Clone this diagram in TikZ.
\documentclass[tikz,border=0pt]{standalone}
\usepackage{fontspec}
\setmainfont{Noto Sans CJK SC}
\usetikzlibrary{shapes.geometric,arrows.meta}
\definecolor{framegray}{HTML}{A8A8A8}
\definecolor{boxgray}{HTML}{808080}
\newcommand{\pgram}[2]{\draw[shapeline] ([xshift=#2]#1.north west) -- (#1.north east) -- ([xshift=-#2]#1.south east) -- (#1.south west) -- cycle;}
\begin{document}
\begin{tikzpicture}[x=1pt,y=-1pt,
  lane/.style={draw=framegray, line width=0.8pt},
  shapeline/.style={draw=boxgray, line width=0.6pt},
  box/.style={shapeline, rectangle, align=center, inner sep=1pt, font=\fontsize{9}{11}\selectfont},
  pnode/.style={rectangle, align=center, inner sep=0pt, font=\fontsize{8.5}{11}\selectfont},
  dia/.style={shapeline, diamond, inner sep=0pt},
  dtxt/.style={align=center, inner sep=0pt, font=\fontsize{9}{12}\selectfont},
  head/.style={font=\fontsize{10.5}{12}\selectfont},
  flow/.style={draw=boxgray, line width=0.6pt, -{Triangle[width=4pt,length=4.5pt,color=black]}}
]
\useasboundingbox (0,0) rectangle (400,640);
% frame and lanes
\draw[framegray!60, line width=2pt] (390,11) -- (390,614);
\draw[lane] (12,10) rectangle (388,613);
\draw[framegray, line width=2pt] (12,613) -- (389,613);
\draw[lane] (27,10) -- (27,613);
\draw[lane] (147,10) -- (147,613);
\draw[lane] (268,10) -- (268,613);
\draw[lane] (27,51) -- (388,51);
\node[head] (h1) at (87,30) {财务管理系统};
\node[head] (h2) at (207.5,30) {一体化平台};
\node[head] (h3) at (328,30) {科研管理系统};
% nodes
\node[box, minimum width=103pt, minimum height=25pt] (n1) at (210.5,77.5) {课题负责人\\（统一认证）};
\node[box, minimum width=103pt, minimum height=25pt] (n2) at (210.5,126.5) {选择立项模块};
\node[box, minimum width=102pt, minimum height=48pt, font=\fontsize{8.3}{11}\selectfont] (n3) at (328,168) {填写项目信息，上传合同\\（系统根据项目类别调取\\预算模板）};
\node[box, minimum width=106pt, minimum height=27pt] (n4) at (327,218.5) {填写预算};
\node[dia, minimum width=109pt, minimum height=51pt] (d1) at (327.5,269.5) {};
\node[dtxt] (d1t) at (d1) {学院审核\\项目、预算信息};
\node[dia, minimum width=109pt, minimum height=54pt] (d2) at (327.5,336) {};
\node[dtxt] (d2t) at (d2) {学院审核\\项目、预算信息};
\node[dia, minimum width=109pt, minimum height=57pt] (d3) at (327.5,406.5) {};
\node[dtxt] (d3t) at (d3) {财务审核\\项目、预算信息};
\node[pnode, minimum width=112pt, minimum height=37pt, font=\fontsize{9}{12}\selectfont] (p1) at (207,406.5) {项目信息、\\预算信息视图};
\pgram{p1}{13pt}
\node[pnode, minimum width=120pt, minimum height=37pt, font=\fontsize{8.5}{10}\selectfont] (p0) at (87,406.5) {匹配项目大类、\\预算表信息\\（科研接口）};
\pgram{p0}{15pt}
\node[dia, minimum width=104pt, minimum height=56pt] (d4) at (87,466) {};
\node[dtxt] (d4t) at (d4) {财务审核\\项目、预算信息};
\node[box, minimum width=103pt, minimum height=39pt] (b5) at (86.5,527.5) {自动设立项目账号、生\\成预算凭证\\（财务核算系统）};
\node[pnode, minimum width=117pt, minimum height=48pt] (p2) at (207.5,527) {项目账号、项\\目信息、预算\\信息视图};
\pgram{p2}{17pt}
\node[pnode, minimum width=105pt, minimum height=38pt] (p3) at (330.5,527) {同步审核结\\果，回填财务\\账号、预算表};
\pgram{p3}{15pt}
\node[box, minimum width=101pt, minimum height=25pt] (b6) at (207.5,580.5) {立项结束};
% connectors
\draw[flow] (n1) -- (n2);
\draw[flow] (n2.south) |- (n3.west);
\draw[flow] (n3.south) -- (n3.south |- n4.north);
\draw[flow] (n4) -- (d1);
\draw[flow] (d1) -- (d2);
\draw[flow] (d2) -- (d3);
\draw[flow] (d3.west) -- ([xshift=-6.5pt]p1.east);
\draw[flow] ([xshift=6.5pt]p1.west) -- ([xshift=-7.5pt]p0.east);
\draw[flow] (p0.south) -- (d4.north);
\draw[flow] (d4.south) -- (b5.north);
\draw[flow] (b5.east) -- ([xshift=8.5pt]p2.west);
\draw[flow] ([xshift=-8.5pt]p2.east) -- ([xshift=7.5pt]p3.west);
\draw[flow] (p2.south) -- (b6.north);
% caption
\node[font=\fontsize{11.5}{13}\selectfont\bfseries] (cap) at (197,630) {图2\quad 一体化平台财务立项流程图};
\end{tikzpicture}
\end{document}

::::::::::

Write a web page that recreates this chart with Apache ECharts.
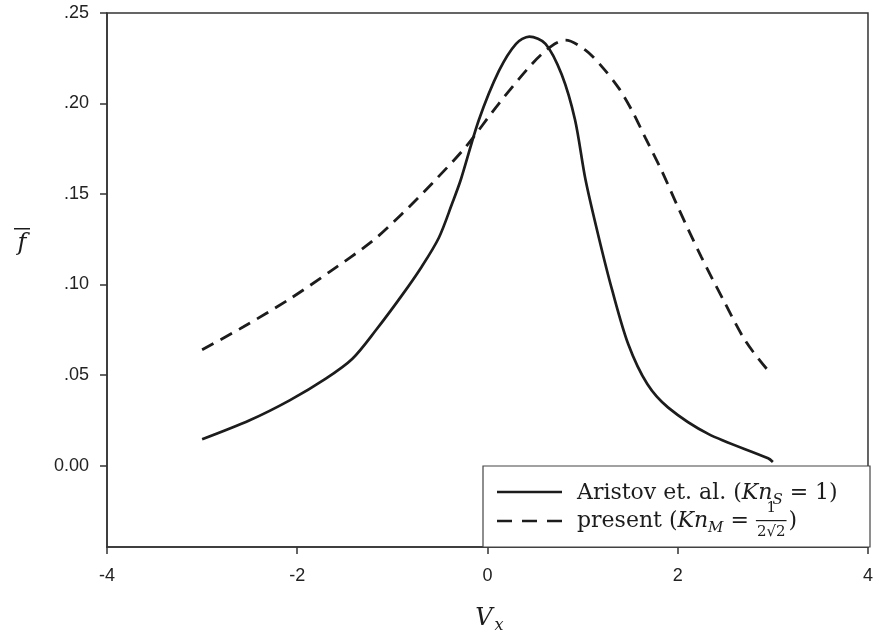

::::::::::

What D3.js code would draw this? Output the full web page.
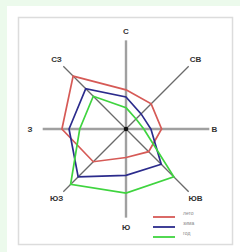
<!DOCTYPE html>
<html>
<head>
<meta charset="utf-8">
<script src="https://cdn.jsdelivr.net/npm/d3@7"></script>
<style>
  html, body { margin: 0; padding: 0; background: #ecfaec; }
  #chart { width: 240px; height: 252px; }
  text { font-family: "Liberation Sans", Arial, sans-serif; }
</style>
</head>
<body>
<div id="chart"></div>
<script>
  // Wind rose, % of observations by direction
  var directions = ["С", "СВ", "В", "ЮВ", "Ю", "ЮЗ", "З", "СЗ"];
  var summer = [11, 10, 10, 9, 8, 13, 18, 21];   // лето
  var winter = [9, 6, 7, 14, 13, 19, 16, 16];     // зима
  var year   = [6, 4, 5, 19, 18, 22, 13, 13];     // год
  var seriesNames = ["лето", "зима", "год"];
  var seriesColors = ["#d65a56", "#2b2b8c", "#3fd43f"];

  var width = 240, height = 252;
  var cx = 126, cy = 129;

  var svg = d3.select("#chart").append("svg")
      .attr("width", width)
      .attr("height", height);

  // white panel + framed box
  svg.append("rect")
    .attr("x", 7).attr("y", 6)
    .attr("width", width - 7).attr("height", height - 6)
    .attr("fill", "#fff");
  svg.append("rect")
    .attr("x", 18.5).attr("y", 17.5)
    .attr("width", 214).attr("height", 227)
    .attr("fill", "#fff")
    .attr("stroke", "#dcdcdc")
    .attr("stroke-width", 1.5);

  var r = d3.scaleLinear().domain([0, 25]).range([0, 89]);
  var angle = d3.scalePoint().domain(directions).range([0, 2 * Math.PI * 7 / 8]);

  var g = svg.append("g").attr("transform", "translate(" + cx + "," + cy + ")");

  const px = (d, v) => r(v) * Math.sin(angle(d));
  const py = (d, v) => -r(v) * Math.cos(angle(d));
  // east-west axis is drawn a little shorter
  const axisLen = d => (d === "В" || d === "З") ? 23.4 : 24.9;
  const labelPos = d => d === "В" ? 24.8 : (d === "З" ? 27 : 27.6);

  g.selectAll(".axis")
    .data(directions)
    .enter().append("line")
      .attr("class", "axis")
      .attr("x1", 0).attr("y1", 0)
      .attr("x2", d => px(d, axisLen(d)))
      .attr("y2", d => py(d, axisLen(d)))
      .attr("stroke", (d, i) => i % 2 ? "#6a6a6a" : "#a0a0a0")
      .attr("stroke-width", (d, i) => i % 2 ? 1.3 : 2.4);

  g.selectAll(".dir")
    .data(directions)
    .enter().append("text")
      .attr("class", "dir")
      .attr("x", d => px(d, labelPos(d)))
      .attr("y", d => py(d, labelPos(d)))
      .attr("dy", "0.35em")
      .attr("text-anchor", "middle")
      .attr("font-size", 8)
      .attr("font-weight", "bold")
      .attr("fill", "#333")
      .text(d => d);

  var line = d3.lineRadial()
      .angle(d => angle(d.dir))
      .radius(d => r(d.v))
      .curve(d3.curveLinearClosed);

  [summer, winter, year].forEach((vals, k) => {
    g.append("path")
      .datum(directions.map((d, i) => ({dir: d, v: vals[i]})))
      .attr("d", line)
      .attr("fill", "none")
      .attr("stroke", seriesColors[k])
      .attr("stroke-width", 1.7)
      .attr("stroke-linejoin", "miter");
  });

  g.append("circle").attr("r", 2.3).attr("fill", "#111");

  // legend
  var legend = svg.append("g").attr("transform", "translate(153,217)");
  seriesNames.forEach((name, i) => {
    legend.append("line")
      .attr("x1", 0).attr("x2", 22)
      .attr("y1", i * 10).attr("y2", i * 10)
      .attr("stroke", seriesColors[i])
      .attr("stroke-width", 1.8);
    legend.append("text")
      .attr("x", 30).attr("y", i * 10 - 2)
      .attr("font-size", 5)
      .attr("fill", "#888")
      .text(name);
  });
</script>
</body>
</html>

::::::::::

Look through the data and gather every line with the string "this" in it.

→ **Right answer**
Clone this diagram in TikZ.
Write a web page that recreates this chart with Apache ECharts.
What D3.js code would draw this? Output the full web page.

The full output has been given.